Działo się to w zeszły czwartek (12 października) o świcie. W myjni przy ul. Żwirki i Wigury w Tomaszowie Lubelskim pojawił się 32-letni tomaszowianin. Przyjechał rowerem, zaparkował go i pomaszerował do automatu z napojami. Wrzucił monetę, żeby kupić kubek kawy, ale zamiast tego urządzenie zaserwowało mu... zwykłą wodę.
Z pozoru mężczyzna dał za wygraną. Odjechał, ale mniej więcej po godzinie znowu był w myjni. Tym razem z siekierą. Zaczął nią z całych sił uderzać w w automat. Uszkodził przy okazji zamontowaną obok kamerę monitoringu. Później znowu wsiadł na rower i odjechał.
Właściciel myjni wycenił swoje straty na 600 zł i zawiadomił policję. Mundurowi zabezpieczyli zapis z zepsutej kamery. Dokładnie mogli dzięki temu zobaczyć akt wandalizmu i ustalić chuligana.
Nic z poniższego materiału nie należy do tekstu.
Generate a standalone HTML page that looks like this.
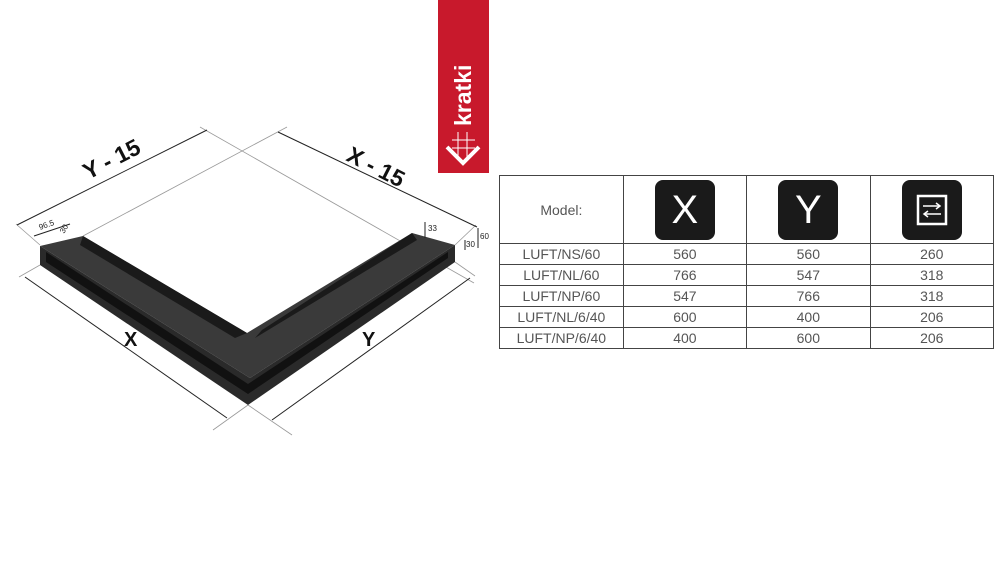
<!DOCTYPE html>
<html><head><meta charset="utf-8"><style>
body{margin:0;background:#fff;width:1000px;height:562px;overflow:hidden;position:relative;font-family:"Liberation Sans",sans-serif}
table{position:absolute;left:499px;top:175px;border-collapse:collapse;width:495px}
td{border:1px solid #444;text-align:center;font-size:14px;color:#555;height:20px;padding:0;line-height:20px;width:123px}
.h td{height:67px}
.ic{display:inline-block;width:60px;height:60px;background:#1a1a1a;border-radius:8px;color:#fff;font-size:40px;line-height:60px;vertical-align:middle}
</style></head><body>
<div style="position:absolute;left:438px;top:0;width:51px;height:173px;background:#c8192c"></div>
<svg width="1000" height="562" style="position:absolute;left:0;top:0">
<g fill="none" stroke="#fff" stroke-width="4"><path d="M447 147 L463 163 L479 147"/></g>
<g stroke="#fff" stroke-width="1"><line x1="452" y1="140" x2="475" y2="140"/><line x1="452" y1="148" x2="475" y2="148"/><line x1="458" y1="132" x2="458" y2="158"/><line x1="467" y1="132" x2="467" y2="158"/></g>
<text transform="translate(471,126) rotate(-90)" fill="#fff" font-weight="bold" font-size="23">kratki</text>
<g stroke="#999" stroke-width="0.8">
<line x1="200" y1="127" x2="474" y2="283"/>
<line x1="287" y1="127" x2="83" y2="236"/>
<line x1="16" y1="224" x2="40" y2="245"/>
<line x1="476" y1="225" x2="455" y2="245"/>
<line x1="19" y1="277" x2="40" y2="265"/>
<line x1="455" y1="262" x2="475" y2="276"/>
<line x1="248" y1="405" x2="213" y2="430"/>
<line x1="248" y1="405" x2="292" y2="435"/>
</g>
<polygon points="40,246 83,236 247,333 412,233 455,245 250,378" fill="#3a3a3a"/>
<polygon points="40,246 250,378 455,245 455,262 248,405 40,265" fill="#2a2a2a"/>
<polygon points="46,252 248,384 448,252 448,258 248,394 46,262" fill="#111"/>
<polygon points="83,236 247,333 235,338 80,245" fill="#1a1a1a"/>
<polygon points="412,233 262,330 255,338 417,240" fill="#1a1a1a"/>
<g stroke="#222" stroke-width="1" fill="none">
<line x1="17" y1="225" x2="207" y2="130"/>
<line x1="278" y1="132" x2="477" y2="227"/>
<line x1="25" y1="277" x2="227" y2="418"/>
<line x1="272" y1="420" x2="470" y2="278"/>
<line x1="34" y1="236" x2="70" y2="224"/>
<line x1="425" y1="222" x2="425" y2="238"/>
<line x1="478" y1="228" x2="478" y2="248"/>
<line x1="465" y1="240" x2="465" y2="250"/>
</g>
<g font-weight="bold" fill="#111" font-size="23">
<text transform="translate(88,180) rotate(-27)">Y - 15</text>
<text transform="translate(345,160) rotate(27)">X - 15</text>
</g>
<g font-weight="bold" fill="#111" font-size="20">
<text x="124" y="346">X</text>
<text x="362" y="346">Y</text>
</g>
<g fill="#222" font-size="8">
<text transform="translate(40,230) rotate(-20)">96.5</text>
<text transform="translate(64,234) rotate(-60)">30</text>
<text x="428" y="231">33</text>
<text x="480" y="239">60</text>
<text x="466" y="247">30</text>
</g>
</svg>
<table>
<tr class="h"><td>Model:</td><td><span class="ic">X</span></td><td><span class="ic">Y</span></td><td><span class="ic"><svg width="60" height="60"><rect x="16" y="16" width="28" height="28" fill="none" stroke="#fff" stroke-width="2.5"/><g stroke="#fff" stroke-width="1.5"><line x1="21" y1="26" x2="37" y2="26"/><path d="M34 23 L38 26 L34 29" fill="none"/><line x1="23" y1="34" x2="39" y2="34"/><path d="M26 31 L22 34 L26 37" fill="none"/></g></svg></span></td></tr>
<tr><td>LUFT/NS/60</td><td>560</td><td>560</td><td>260</td></tr>
<tr><td>LUFT/NL/60</td><td>766</td><td>547</td><td>318</td></tr>
<tr><td>LUFT/NP/60</td><td>547</td><td>766</td><td>318</td></tr>
<tr><td>LUFT/NL/6/40</td><td>600</td><td>400</td><td>206</td></tr>
<tr><td>LUFT/NP/6/40</td><td>400</td><td>600</td><td>206</td></tr>
</table>
</body></html>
– Podczas przesłuchania sprawca wyjaśnił policjantom motyw swojego zachowania i przyznał, że zrobił to, by wyładować złość na brak kawy w automacie – informuje Agnieszka Leszek, rzeczniczka policji w Tomaszowie Lubelskim.
Mężczyzna usłyszał już zarzut uszkodzenia mienia, za co kodeks karny przewiduje karę do 5 lat pozbawienia wolności.